The report by a panel of investigators, which was due to be released on Friday but was leaked in full to the Times, also said that Israeli commandos faced "organized and violent resistance from a group of passengers."
It also had some criticism of Israel. It said the amount of force used by the Israelis on board the Mavi Marmara, the largest in a flotilla of six ships that the crew said were delivering aid to Palestinians in the Gaza Strip, was "excessive and unreasonable."
The release of the so-called Palmer report was delayed repeatedly to allow for Israeli-Turkish rapprochement talks. Washington has been concerned at the rift between two countries that had been strategic partners in an increasingly stormy Middle East.

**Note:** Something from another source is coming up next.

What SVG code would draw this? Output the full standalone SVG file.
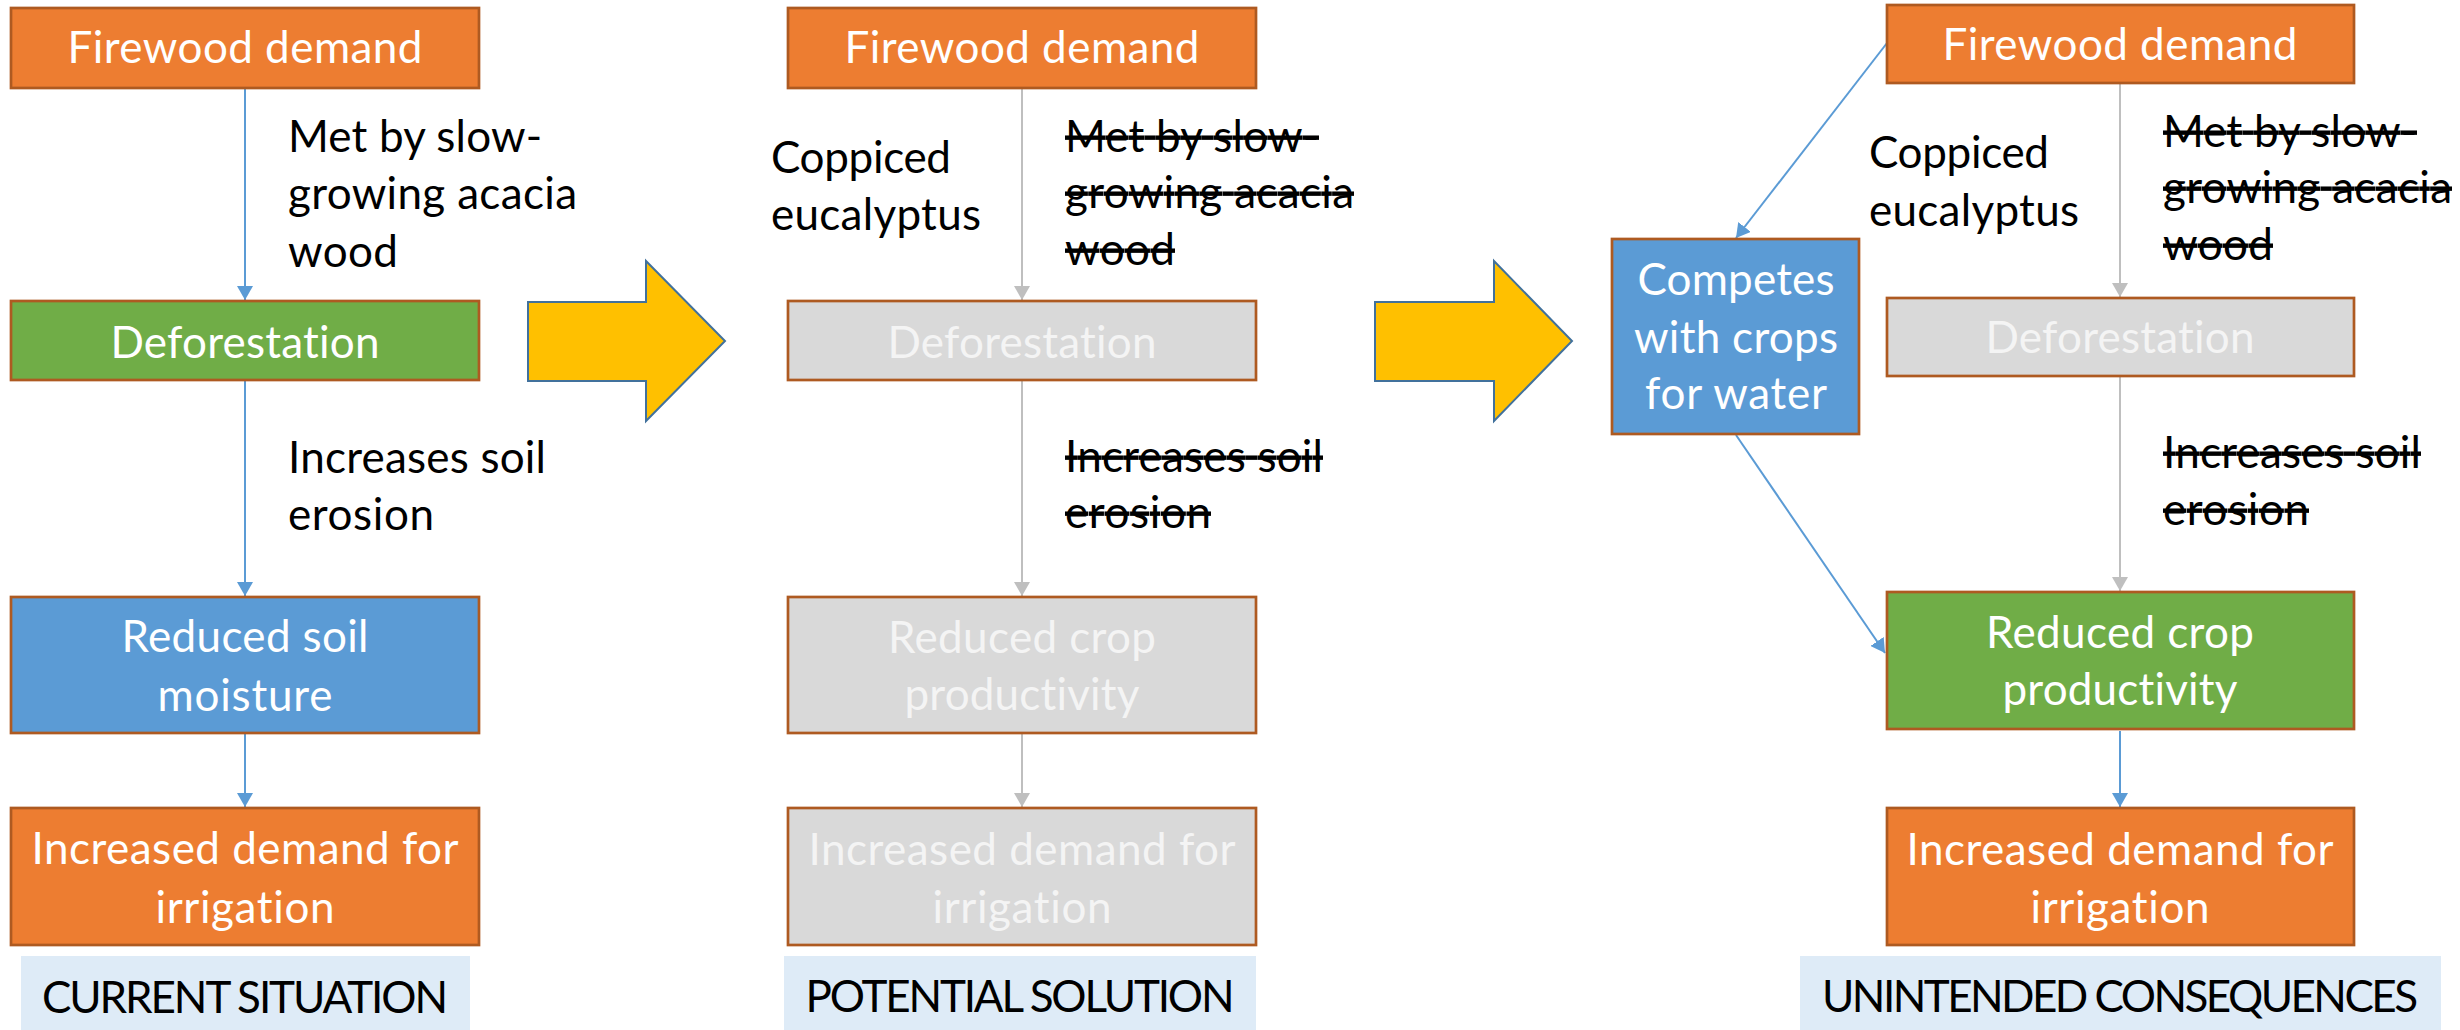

The report, prepared by a U.N. panel headed by former New Zealand Prime Minister Geoffrey Palmer, was originally expected to be completed in February.
But the Turks and Israelis were never able to reach an agreement on what happened and what the conclusions of the report should be, diplomats and U.N. officials said. As a result, one U.N. official said, the report is not a "consensus document."
Israel, however, expressed some satisfaction.
"The bottom line is that the Israeli actions were legal," a senior Israeli official told Reuters on condition of anonymity. "It (the report) says the naval blockade was legal under international law."
It is also significant that the report confirmed Israel's right to search ships in international waters, the official said. He said he hoped Israel and Turkey could put the flotilla incident behind them and rebuild their once-strong ties.
"I hope that we (Israel and Turkey) can ... go forward forward in our relationship," he said.
The Israeli foreign ministry, however, declined to provide any official reaction to the report.
"We will only make a public comment once the report is officially released," ministry spokesman Yigal Palmor said.
Turkey's U.N. mission had no immediate reaction either.
Ankara has demanded that Israel apologize for the raid, but the Israeli government has made clear it will not issue a formal apology.
Prime Minister Benjamin Netanyahu has voiced regret over the killings, and Defense Minister Ehud Barak, a centrist in the conservative coalition government, has stirred debate inside the cabinet by proposing Israel offer a diluted apology in hope of restoring ties with Turkey, once an important Muslim ally.
Barak had also thought such a step would help indemnify Israel's navy personnel against lawsuits abroad.
Israel calls its Gaza blockade a precaution against arms reaching Hamas and other Palestinian guerrillas by sea. Palestinians and their supporters say the blockade is illegal collective punishment, a view some U.N. officials have echoed.